▸ YOUR OBJECTIVE:
Write out the material exactly. Do not include the pictures.
__________________________________________________
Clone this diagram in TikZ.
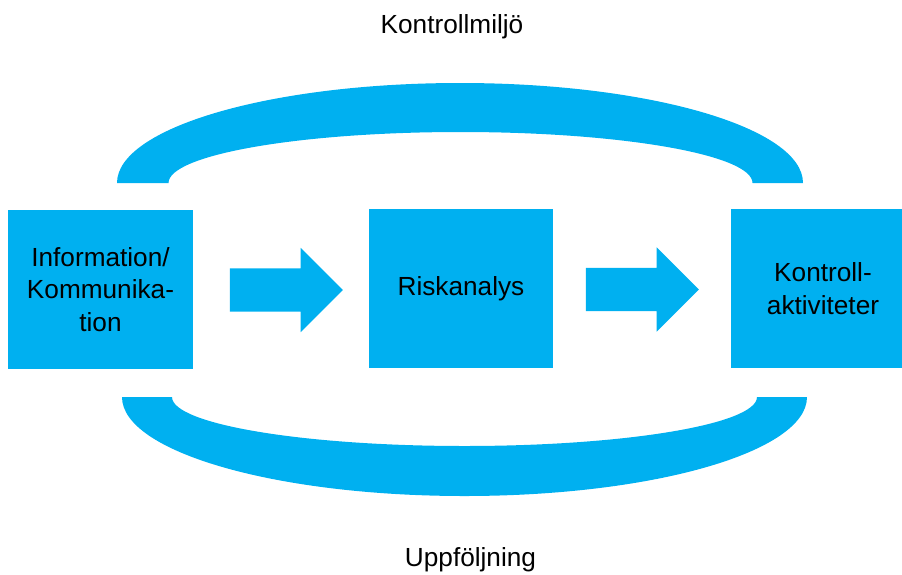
\documentclass[tikz,border=0pt]{standalone}
\usepackage{fontspec}
\setmainfont{Liberation Sans}
\usetikzlibrary{shapes.arrows}
\definecolor{ljusbla}{RGB}{0,176,240}

\begin{document}
\begin{tikzpicture}[x=1pt,y=1pt,
	ruta/.style={fill=ljusbla,minimum width=184pt,minimum height=159pt,inner sep=0pt,align=center,font=\fontsize{26.2}{32.5}\selectfont},
	pil/.style={single arrow,fill=ljusbla,inner sep=0pt,text height=21.5pt,text depth=21.5pt,minimum height=113pt,single arrow head extend=20.5pt,single arrow tip angle=90},
	rubrik/.style={anchor=base,font=\fontsize{26.2}{32.5}\selectfont}]
	\path[use as bounding box,clip] (0,0) rectangle (902,-574);
	
	% Kontrollmiljö (oben)
	\fill[ljusbla] (117,-183) arc[start angle=180,end angle=0,x radius=343,y radius=100] -- (752.5,-183) arc[start angle=0,end angle=180,x radius=292,y radius=51] -- cycle;
	% Uppföljning (unten)
	\fill[ljusbla] (122,-397) arc[start angle=180,end angle=360,x radius=342.5,y radius=99] -- (757,-397) arc[start angle=0,end angle=-180,x radius=292.5,y radius=49] -- cycle;
	
	% Rutor
	\node[ruta,minimum width=185pt] (info) at (100.5,-289.5) {Information/\\Kommunika-\\tion};
	\node[ruta] (risk) at (461,-288.5) {Riskanalys};
	\node[ruta] (ctrl) at (823,-288.5) {Kontroll-\\aktiviteter};
	
	% Pilar
	\node[pil] (pilA) at (275.5,-290) {};
	\node[pil] (pilB) at (631.5,-289.5) {};
	
	\node[rubrik] (miljo) at (452,-33) {Kontrollmiljö};
	\node[rubrik] (uppf) at (470.5,-566) {Uppföljning};
\end{tikzpicture}
\end{document}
__________________________________________________
▸ COMPLETE ANSWER:
Clone this diagram in TikZ.
\documentclass[tikz,border=0pt]{standalone}
\usepackage{fontspec}
\setmainfont{Liberation Sans}
\usetikzlibrary{shapes.arrows}
\definecolor{ljusbla}{RGB}{0,176,240}

\begin{document}
\begin{tikzpicture}[x=1pt,y=1pt,
	ruta/.style={fill=ljusbla,minimum width=184pt,minimum height=159pt,inner sep=0pt,align=center,font=\fontsize{26.2}{32.5}\selectfont},
	pil/.style={single arrow,fill=ljusbla,inner sep=0pt,text height=21.5pt,text depth=21.5pt,minimum height=113pt,single arrow head extend=20.5pt,single arrow tip angle=90},
	rubrik/.style={anchor=base,font=\fontsize{26.2}{32.5}\selectfont}]
	\path[use as bounding box,clip] (0,0) rectangle (902,-574);
	
	% Kontrollmiljö (oben)
	\fill[ljusbla] (117,-183) arc[start angle=180,end angle=0,x radius=343,y radius=100] -- (752.5,-183) arc[start angle=0,end angle=180,x radius=292,y radius=51] -- cycle;
	% Uppföljning (unten)
	\fill[ljusbla] (122,-397) arc[start angle=180,end angle=360,x radius=342.5,y radius=99] -- (757,-397) arc[start angle=0,end angle=-180,x radius=292.5,y radius=49] -- cycle;
	
	% Rutor
	\node[ruta,minimum width=185pt] (info) at (100.5,-289.5) {Information/\\Kommunika-\\tion};
	\node[ruta] (risk) at (461,-288.5) {Riskanalys};
	\node[ruta] (ctrl) at (823,-288.5) {Kontroll-\\aktiviteter};
	
	% Pilar
	\node[pil] (pilA) at (275.5,-290) {};
	\node[pil] (pilB) at (631.5,-289.5) {};
	
	\node[rubrik] (miljo) at (452,-33) {Kontrollmiljö};
	\node[rubrik] (uppf) at (470.5,-566) {Uppföljning};
\end{tikzpicture}
\end{document}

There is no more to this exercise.